WHAT THE EXERCISE ASKS: Leaving the pictures aside, transcribe every line below exactly.

==========

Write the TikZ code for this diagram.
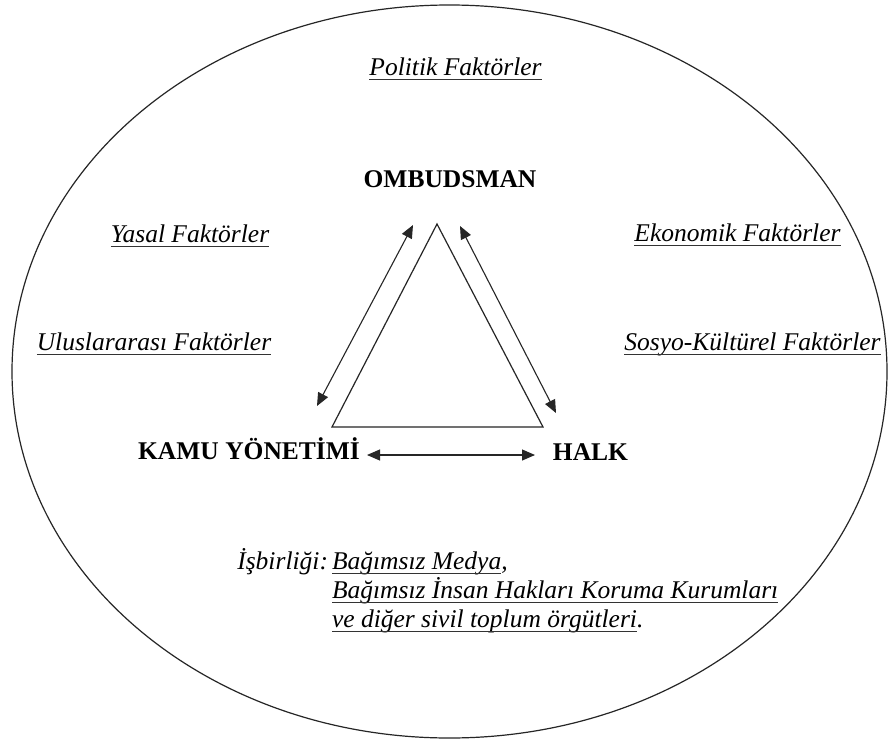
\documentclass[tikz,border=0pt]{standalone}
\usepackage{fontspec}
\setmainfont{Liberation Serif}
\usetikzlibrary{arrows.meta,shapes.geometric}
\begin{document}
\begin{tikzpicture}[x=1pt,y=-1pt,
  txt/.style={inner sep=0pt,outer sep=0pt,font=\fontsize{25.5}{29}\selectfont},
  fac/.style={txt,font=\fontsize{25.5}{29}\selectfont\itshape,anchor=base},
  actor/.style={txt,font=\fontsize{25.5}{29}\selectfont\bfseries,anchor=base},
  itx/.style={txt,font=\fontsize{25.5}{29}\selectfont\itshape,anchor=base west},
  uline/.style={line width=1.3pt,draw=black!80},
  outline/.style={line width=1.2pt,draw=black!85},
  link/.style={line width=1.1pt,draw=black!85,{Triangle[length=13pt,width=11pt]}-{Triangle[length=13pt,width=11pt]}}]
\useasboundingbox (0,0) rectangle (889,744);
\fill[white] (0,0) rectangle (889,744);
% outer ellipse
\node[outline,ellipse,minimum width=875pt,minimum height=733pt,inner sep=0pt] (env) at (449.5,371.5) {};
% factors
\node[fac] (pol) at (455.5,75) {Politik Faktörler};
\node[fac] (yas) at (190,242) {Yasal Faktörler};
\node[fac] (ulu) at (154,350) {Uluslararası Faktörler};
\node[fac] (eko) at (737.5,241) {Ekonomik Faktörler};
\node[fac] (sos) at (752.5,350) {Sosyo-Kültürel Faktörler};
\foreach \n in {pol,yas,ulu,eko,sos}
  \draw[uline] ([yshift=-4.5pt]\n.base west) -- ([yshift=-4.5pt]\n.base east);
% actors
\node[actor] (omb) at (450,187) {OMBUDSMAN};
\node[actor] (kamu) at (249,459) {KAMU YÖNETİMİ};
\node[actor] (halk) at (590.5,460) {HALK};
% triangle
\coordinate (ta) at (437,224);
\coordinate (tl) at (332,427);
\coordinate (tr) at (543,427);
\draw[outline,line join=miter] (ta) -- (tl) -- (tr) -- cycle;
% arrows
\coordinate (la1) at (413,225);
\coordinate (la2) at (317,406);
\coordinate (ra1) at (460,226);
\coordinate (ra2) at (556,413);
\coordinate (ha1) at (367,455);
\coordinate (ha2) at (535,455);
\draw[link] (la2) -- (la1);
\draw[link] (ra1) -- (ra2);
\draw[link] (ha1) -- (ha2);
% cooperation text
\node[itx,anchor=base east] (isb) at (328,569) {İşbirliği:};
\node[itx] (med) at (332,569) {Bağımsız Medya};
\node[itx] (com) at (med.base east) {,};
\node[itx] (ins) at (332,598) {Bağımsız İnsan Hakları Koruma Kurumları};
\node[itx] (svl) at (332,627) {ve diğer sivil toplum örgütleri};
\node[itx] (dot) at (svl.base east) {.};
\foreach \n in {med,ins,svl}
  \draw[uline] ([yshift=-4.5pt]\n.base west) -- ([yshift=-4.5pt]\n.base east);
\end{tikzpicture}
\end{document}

==========

SOLUTION TO THE PROBLEM:
Write the TikZ code for this diagram.
\documentclass[tikz,border=0pt]{standalone}
\usepackage{fontspec}
\setmainfont{Liberation Serif}
\usetikzlibrary{arrows.meta,shapes.geometric}
\begin{document}
\begin{tikzpicture}[x=1pt,y=-1pt,
  txt/.style={inner sep=0pt,outer sep=0pt,font=\fontsize{25.5}{29}\selectfont},
  fac/.style={txt,font=\fontsize{25.5}{29}\selectfont\itshape,anchor=base},
  actor/.style={txt,font=\fontsize{25.5}{29}\selectfont\bfseries,anchor=base},
  itx/.style={txt,font=\fontsize{25.5}{29}\selectfont\itshape,anchor=base west},
  uline/.style={line width=1.3pt,draw=black!80},
  outline/.style={line width=1.2pt,draw=black!85},
  link/.style={line width=1.1pt,draw=black!85,{Triangle[length=13pt,width=11pt]}-{Triangle[length=13pt,width=11pt]}}]
\useasboundingbox (0,0) rectangle (889,744);
\fill[white] (0,0) rectangle (889,744);
% outer ellipse
\node[outline,ellipse,minimum width=875pt,minimum height=733pt,inner sep=0pt] (env) at (449.5,371.5) {};
% factors
\node[fac] (pol) at (455.5,75) {Politik Faktörler};
\node[fac] (yas) at (190,242) {Yasal Faktörler};
\node[fac] (ulu) at (154,350) {Uluslararası Faktörler};
\node[fac] (eko) at (737.5,241) {Ekonomik Faktörler};
\node[fac] (sos) at (752.5,350) {Sosyo-Kültürel Faktörler};
\foreach \n in {pol,yas,ulu,eko,sos}
  \draw[uline] ([yshift=-4.5pt]\n.base west) -- ([yshift=-4.5pt]\n.base east);
% actors
\node[actor] (omb) at (450,187) {OMBUDSMAN};
\node[actor] (kamu) at (249,459) {KAMU YÖNETİMİ};
\node[actor] (halk) at (590.5,460) {HALK};
% triangle
\coordinate (ta) at (437,224);
\coordinate (tl) at (332,427);
\coordinate (tr) at (543,427);
\draw[outline,line join=miter] (ta) -- (tl) -- (tr) -- cycle;
% arrows
\coordinate (la1) at (413,225);
\coordinate (la2) at (317,406);
\coordinate (ra1) at (460,226);
\coordinate (ra2) at (556,413);
\coordinate (ha1) at (367,455);
\coordinate (ha2) at (535,455);
\draw[link] (la2) -- (la1);
\draw[link] (ra1) -- (ra2);
\draw[link] (ha1) -- (ha2);
% cooperation text
\node[itx,anchor=base east] (isb) at (328,569) {İşbirliği:};
\node[itx] (med) at (332,569) {Bağımsız Medya};
\node[itx] (com) at (med.base east) {,};
\node[itx] (ins) at (332,598) {Bağımsız İnsan Hakları Koruma Kurumları};
\node[itx] (svl) at (332,627) {ve diğer sivil toplum örgütleri};
\node[itx] (dot) at (svl.base east) {.};
\foreach \n in {med,ins,svl}
  \draw[uline] ([yshift=-4.5pt]\n.base west) -- ([yshift=-4.5pt]\n.base east);
\end{tikzpicture}
\end{document}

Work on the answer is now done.